A healthy and expanding economy
Despite past worries about an impending recession, Inman said the economy is healthy and expanding — 120 million Americans have jobs, unemployment has dropped to historical lows, Americans’ average net worth is growing, and 150,000 to 200,000 jobs are being created each month.
Furthermore, Inman said there is more being done to support lower-and middle-class Americans with 20 states increasing the minimum wage and the federal government raising the threshold of who qualifies for paid overtime.
“Nothing is perfect. Not everything about it is great,” he noted. “But when there’s prosperity, we have an opportunity to do the right thing.”

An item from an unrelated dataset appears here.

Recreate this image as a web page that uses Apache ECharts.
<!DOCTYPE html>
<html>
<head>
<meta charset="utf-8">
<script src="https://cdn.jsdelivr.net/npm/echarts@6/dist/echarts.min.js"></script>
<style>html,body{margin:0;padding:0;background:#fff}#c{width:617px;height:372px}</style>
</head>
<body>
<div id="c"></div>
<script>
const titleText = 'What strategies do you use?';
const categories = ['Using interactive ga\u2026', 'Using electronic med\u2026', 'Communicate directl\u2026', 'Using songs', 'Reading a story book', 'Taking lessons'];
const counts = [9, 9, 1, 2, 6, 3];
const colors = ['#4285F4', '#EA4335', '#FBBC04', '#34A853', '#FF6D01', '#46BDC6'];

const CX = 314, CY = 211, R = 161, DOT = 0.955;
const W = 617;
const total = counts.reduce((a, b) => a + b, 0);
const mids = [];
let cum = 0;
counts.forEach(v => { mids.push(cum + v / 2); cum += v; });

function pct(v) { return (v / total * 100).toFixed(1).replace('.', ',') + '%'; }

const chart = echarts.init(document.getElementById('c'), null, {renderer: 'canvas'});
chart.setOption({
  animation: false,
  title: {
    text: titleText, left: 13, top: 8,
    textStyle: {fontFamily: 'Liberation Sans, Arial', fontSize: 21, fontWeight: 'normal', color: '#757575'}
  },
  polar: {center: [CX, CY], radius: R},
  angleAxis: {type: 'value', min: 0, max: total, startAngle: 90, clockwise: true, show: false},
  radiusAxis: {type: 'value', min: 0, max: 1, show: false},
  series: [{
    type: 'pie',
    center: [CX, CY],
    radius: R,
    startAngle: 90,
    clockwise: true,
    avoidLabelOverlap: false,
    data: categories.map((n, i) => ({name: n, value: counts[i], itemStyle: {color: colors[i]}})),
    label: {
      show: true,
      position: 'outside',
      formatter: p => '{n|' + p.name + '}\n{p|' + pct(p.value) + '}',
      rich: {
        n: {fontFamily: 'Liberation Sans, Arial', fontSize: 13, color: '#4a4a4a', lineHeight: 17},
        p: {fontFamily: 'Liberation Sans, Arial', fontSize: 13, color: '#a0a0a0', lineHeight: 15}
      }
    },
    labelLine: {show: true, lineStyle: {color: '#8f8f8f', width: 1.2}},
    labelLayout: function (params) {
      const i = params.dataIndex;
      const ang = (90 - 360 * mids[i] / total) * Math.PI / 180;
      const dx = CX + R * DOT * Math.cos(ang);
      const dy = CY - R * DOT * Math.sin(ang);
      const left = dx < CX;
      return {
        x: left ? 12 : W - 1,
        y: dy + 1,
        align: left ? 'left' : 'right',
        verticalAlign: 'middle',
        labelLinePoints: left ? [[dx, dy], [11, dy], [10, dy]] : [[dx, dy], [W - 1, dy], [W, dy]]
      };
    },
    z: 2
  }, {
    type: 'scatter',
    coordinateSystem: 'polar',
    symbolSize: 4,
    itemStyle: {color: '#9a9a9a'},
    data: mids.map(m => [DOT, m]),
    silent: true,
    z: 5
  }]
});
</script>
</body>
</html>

Inman pointed to former New York City Mayor Micheal Bloomberg’s presidential plan for a housing and earned income tax credit, Microsoft founder Bill Gates crusade to raise taxes on the ultra-rich, and Newsday’s report that revealed widespread housing discrimination as examples of what can be done to improve housing access and equality.
A robust housing market
Although home sales were on a rollercoaster last year, Inman said 2020 will be more steady with sales expected to increase from 5.34 million in 2019 to 5.5 million by year’s end. In addition to bolstered home sales, the total value of the residential housing market will continue to rise, he said.
“The total value of the residential housing market is $33 trillion dollars, and only $10 trillion of that is encumbered by debt,” he said. “That means homeowners whose equity is climbing is contributing to an [overall] higher net worth.”

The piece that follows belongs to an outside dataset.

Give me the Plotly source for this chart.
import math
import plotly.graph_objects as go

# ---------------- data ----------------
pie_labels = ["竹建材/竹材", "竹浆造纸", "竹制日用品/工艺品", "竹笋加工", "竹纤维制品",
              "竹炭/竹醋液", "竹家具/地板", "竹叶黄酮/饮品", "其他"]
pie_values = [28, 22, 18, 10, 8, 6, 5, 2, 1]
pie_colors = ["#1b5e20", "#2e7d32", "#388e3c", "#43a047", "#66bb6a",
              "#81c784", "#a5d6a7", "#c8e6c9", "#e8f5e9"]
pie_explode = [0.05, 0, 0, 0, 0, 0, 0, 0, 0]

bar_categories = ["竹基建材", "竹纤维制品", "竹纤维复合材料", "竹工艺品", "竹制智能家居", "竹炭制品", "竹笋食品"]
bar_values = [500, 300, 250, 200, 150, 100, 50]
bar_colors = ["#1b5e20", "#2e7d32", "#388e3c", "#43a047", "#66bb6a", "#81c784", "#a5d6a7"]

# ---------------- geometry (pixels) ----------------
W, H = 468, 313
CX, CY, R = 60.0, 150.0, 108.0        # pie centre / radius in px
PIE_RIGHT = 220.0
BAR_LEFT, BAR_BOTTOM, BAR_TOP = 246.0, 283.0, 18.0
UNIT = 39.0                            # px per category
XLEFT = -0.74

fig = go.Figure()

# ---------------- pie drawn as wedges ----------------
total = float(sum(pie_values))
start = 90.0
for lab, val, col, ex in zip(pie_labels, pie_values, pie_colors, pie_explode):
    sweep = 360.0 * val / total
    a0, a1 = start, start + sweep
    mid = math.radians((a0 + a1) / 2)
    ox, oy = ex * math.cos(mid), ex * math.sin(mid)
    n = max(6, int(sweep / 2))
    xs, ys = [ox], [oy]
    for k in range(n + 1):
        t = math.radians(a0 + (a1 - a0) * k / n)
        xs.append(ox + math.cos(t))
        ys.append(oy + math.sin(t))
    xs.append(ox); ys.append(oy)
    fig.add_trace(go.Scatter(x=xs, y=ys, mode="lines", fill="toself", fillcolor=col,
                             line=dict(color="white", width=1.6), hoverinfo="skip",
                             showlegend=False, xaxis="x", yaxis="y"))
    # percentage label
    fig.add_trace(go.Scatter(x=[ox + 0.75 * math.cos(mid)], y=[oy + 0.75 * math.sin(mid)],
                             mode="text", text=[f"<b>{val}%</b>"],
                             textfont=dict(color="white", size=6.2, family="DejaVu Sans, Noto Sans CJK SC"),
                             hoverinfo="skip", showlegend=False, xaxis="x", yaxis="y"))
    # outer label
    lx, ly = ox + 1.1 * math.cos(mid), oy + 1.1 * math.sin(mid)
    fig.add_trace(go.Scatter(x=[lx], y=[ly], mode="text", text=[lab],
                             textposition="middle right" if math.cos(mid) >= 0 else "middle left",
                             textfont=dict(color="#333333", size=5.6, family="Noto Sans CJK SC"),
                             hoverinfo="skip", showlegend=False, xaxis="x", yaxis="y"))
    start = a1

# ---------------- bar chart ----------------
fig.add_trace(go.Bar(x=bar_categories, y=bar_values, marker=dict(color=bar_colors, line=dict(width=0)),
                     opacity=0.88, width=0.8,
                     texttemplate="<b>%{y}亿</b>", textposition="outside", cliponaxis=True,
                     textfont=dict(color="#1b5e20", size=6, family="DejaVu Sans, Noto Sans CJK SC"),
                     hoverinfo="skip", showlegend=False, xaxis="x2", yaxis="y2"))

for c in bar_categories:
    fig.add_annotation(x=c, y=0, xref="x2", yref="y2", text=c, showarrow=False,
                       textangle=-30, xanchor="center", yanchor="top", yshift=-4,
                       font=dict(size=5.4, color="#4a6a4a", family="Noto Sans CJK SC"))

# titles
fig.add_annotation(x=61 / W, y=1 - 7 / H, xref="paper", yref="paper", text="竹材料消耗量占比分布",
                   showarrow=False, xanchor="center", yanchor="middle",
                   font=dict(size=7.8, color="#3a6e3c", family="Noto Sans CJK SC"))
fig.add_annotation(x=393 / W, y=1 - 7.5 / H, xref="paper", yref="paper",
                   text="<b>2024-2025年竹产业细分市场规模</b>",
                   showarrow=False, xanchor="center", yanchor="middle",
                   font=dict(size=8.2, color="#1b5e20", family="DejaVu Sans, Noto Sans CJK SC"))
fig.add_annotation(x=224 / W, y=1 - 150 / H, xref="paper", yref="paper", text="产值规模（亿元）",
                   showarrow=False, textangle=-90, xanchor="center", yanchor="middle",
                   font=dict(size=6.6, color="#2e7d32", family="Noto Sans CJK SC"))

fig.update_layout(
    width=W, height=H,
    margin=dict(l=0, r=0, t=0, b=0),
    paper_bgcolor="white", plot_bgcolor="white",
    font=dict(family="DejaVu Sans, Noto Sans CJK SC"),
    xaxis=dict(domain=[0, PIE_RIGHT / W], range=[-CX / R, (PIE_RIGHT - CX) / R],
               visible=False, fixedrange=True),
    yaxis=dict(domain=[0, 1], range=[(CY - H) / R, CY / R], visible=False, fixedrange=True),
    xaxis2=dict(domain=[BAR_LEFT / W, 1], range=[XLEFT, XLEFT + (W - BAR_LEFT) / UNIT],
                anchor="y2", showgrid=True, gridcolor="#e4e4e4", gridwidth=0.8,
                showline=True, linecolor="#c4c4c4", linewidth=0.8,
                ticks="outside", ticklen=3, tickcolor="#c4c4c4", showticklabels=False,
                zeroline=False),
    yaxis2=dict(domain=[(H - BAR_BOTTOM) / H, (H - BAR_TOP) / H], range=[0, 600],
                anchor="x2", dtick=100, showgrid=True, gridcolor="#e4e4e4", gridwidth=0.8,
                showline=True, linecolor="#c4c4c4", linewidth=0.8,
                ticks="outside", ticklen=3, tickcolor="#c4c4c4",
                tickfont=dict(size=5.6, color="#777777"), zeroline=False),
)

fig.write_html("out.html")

As homeowners continue to prosper, Inman said homebuyers will catch a break as homebuilders finally begin adjusting their strategies to include much-needed, entry-level housing.

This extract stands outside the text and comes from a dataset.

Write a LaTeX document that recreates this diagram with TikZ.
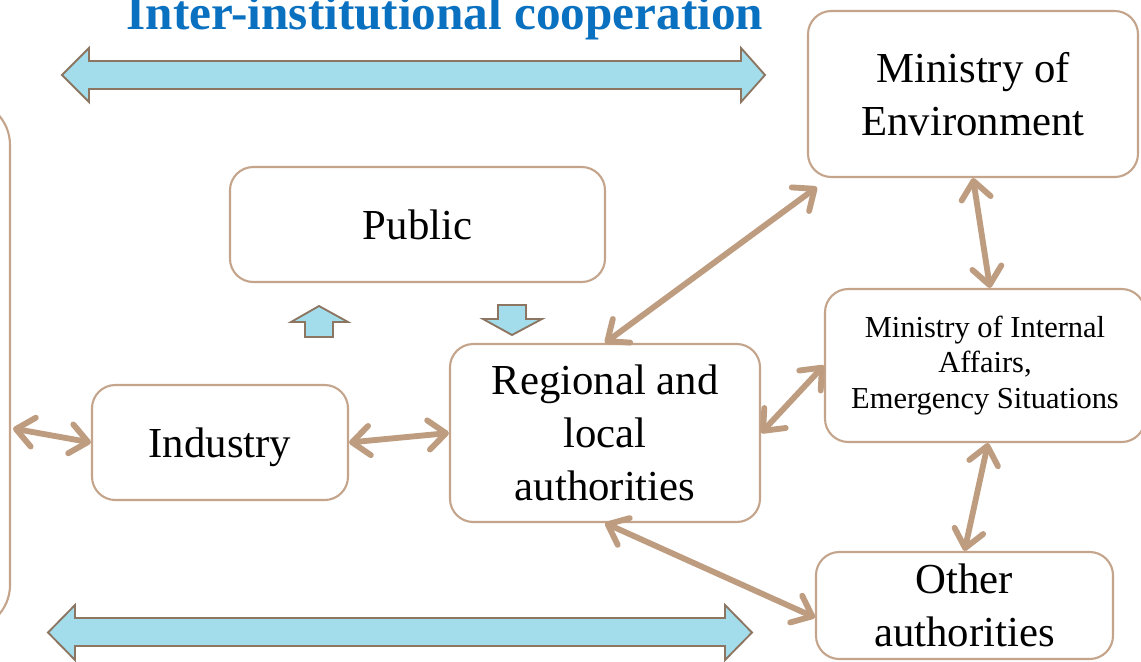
\documentclass[tikz,border=0pt]{standalone}
\usepackage{fontspec}
\setmainfont{Liberation Serif}
\usetikzlibrary{arrows.meta,calc}
\definecolor{boxc}{HTML}{C4A58C}
\definecolor{connc}{HTML}{BE9C80}
\definecolor{blk}{HTML}{A3DDEB}
\definecolor{blkline}{HTML}{8C7662}
\definecolor{titlec}{HTML}{0A70C0}
\begin{document}
\begin{tikzpicture}[x=0.03cm,y=-0.03cm,
  box/.style={draw=boxc, line width=1.8pt, rounded corners=0.7cm, fill=white, align=center, inner sep=0pt, font=\fontsize{36.5}{45}\selectfont},
  smallbox/.style={box, font=\fontsize{26}{30.5}\selectfont},
  barb/.tip={Straight Barb[length=15pt,width=25pt,round]},
  conn/.style={draw=connc, line width=5pt, line cap=round, barb-barb},
  blockarrow/.style={fill=blk, draw=blkline, line width=1.6pt, line join=miter}]
\clip (0,0) rectangle (1141,661);
\fill[white] (0,0) rectangle (1141,661);

% title
\node[anchor=base, text=titlec, font=\fontsize{42}{50}\selectfont\bfseries] (title) at (445,29) {Inter-institutional cooperation};

% block arrows
\draw[blockarrow] (62,75) -- (89,48) -- (89,61) -- (741,61) -- (741,48) -- (765,75) -- (741,102) -- (741,89) -- (89,89) -- (89,102) -- cycle;
\draw[blockarrow] (48,632.5) -- (75,605) -- (75,618) -- (725,618) -- (725,605) -- (752,632.5) -- (725,660) -- (725,646) -- (75,646) -- (75,660) -- cycle;
\draw[blockarrow] (319,306) -- (348,322) -- (333,322) -- (333,337) -- (305,337) -- (305,322) -- (291,322) -- cycle;
\draw[blockarrow] (498,305) -- (526,305) -- (526,319) -- (542,319) -- (512,335) -- (483,319) -- (498,319) -- cycle;

% boxes
\node[box, rounded corners=1.35cm, minimum width=9.3cm, minimum height=15.9cm] (lb) at (-145,365) {};
\node[box, minimum width=11.25cm, minimum height=3.45cm] (pub) at (417.5,224.5) {Public};
\node[box, minimum width=7.68cm, minimum height=3.45cm, text depth=-0.15cm] (ind) at (220,442.5) {Industry};
\node[box, minimum width=9.3cm, minimum height=5.34cm] (reg) at (605,433) {Regional and\\local\\authorities};
\node[box, minimum width=9.9cm, minimum height=4.98cm] (env) at (973,94) {Ministry of\\Environment};
\node[smallbox, minimum width=9.6cm, minimum height=4.59cm] (mia) at (985,365.5) {Ministry of Internal\\Affairs,\\Emergency Situations};
\node[box, minimum width=8.91cm, minimum height=3.21cm] (oth) at (964.5,605.5) {Other\\authorities};

% connectors
\coordinate (lbp) at ($(lb.east |- ind.west)+(2,-14)$);
\draw[conn] (lbp) -- (ind.west);
\draw[conn] (ind.east) -- (reg.west);
\draw[conn] (reg.north) -- ($(env.south west)+(10,9)$);
\draw[conn] (reg.east) -- (mia.west);
\draw[conn] (env.south) -- ($(mia.north)+(5,0)$);
\draw[conn] ($(mia.south)+(3,0)$) -- (oth.north);
\draw[conn] (reg.south) -- ($(oth.west)+(0,12)$);
\end{tikzpicture}
\end{document}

Inman lauded cities and states that passed sweeping rezoning laws to provide greater and faster access to affordable housing.
”People are finally standing up to the NIMBYs that for 40 years have denied the production of affordable housing,” he rejoiced while singling out California for working to pass SB50, an upzoning law that could solve the state’s 3.5 million-unit housing shortage.
“Some of you out there may be cynical, but we’ve done it before,” Inman added before sharing stories of how New York City and New Jersey built hundreds of thousands of affordable housing units in the 70s and 80s.
“It’s in us to do these things, and I feel it now.”
A second wave of tech innovation
“For 25 years, the technology boom in real estate centered around the marketplace of the MLS and broker compact and building productivity tools,” Inman said. “That was phase one, and we’re moving into phase two, and what I would argue is that we’re creating a second marketplace. What do I call that? The iMarketplace.”
“This isn’t being pro or anti iBuying — it’s just stating the facts,” he said. “There’s more opportunity for you and more options for the consumer.”
“When consumers have more options, they need help, and now, more than ever, they need that help,” he added. “The new marketplace will overlap in a beautiful way.”
Inman said consumers are embracing iBuying, iFunding and iClosing platforms, and that industry mainstays, such as the MLSs, must seize the opportunity to partner with these new, internet-based platforms.
“This second marketplace needs the MLSs,” he said. “MLSs that have their heads in the sand or the quicksand, you will be left behind.”
Beyond MLSs and brokerages embracing the iBuying wave, Inman advised agents to become the “middle man” in these transactions as all kinds of buyers and sellers — not just ones who need a quick sale — are warming up to this new transaction model.
“You’re all invited to this party,” he concluded. “It’s your choice if you want to dress up, suit up and go to the party.”